By Erik Derr (staff@latinospost.com) | First Posted: Mar 20, 2013 09:56 PM EDT

Remains of an ancient tectonic plate that scientists say was pushed under the North American continent millions of years ago have been identified under central California and Northern Mexico.

New research led by Brown University geophysicists suggests the so-called Isabella anomaly - evidence of a large mass of cool, dehydrated material lying approximately 100 kilometers, or, 62 miles, beneath central California - is a surviving chunk of the Farallon oceanic plate, which researchers believe was driven deep into the Earth's mantle when the Pacific and North American plates started converging about 100 million years ago, eventually meeting to form the San Andreas fault.

Off the west coast of North America, the Farallon plate fragmented, leaving a few small chunks that later became part of the Pacific plate instead be being thrust below.

The new findings suggest other Farallon slabs remained attached to the fragments that remained at crust level. Researchers discovered areas in Mexico's Baja region and central California sit on top of older "fossil" pieces --- which they now say were also part of the Farallon plate.
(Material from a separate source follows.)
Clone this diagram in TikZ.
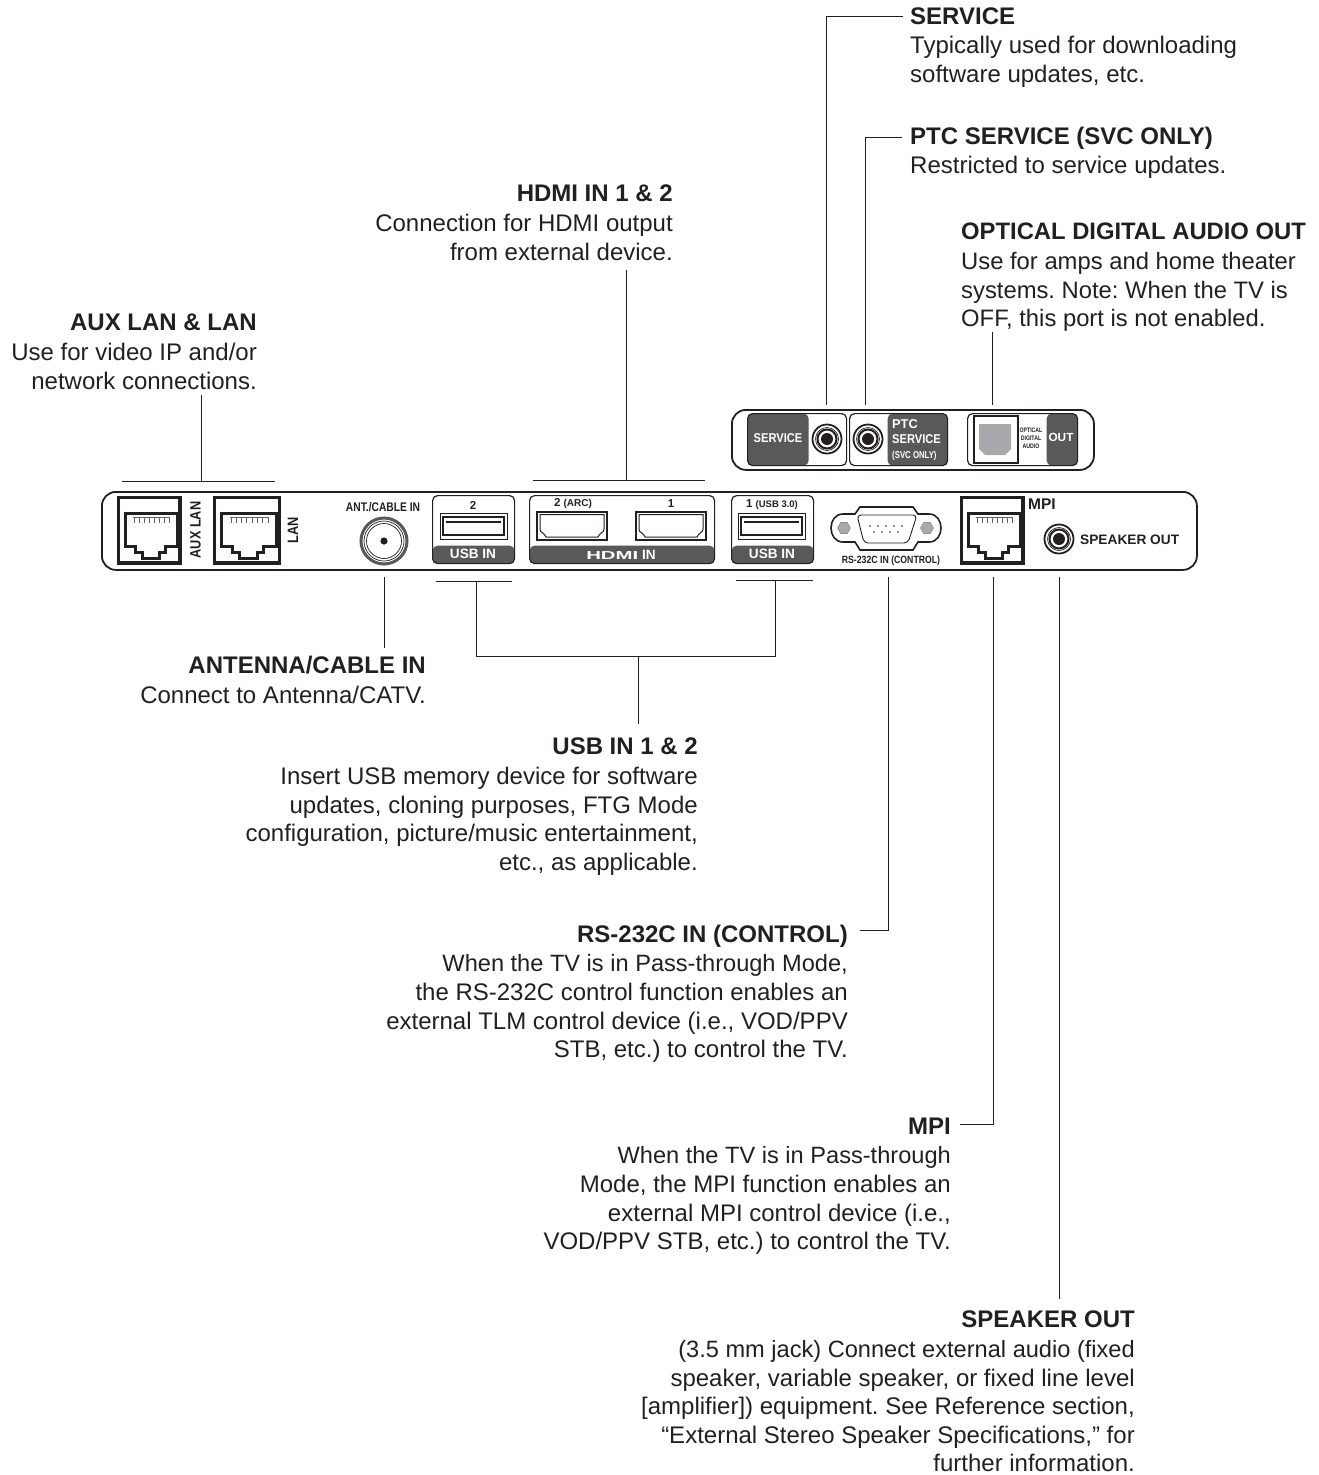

"Many had assumed that these pieces would have broken off quite close to the surface," said Brown geophysicist Donald Forsyth, one of the research leads. "We're suggesting that they actually broke off fairly deep, leaving these large slabs behind."

The study found that all of the abnormal slabs are most evident at around the same depth -100 kilometers (62 miles). And all of them line up almost directly east of other known Farallon fragments.

"The geometry was the kicker," Forsyth said. "The way they line up just makes sense."

The findings could force scientists to re-examine the tectonic history of western North America, Forsyth said. In particular, it forces a rethinking of the physics behind the formation of the Sierra Nevada mountains, which had been used to explain the Isabella anomaly.

Said study co-author Brian Savage of the University of Rhode Island: "This work has radically changed our understanding of the makeup of the west coast of North America...It will cause a thorough rethinking of the geological history of North America and undoubtedly many other continental margins."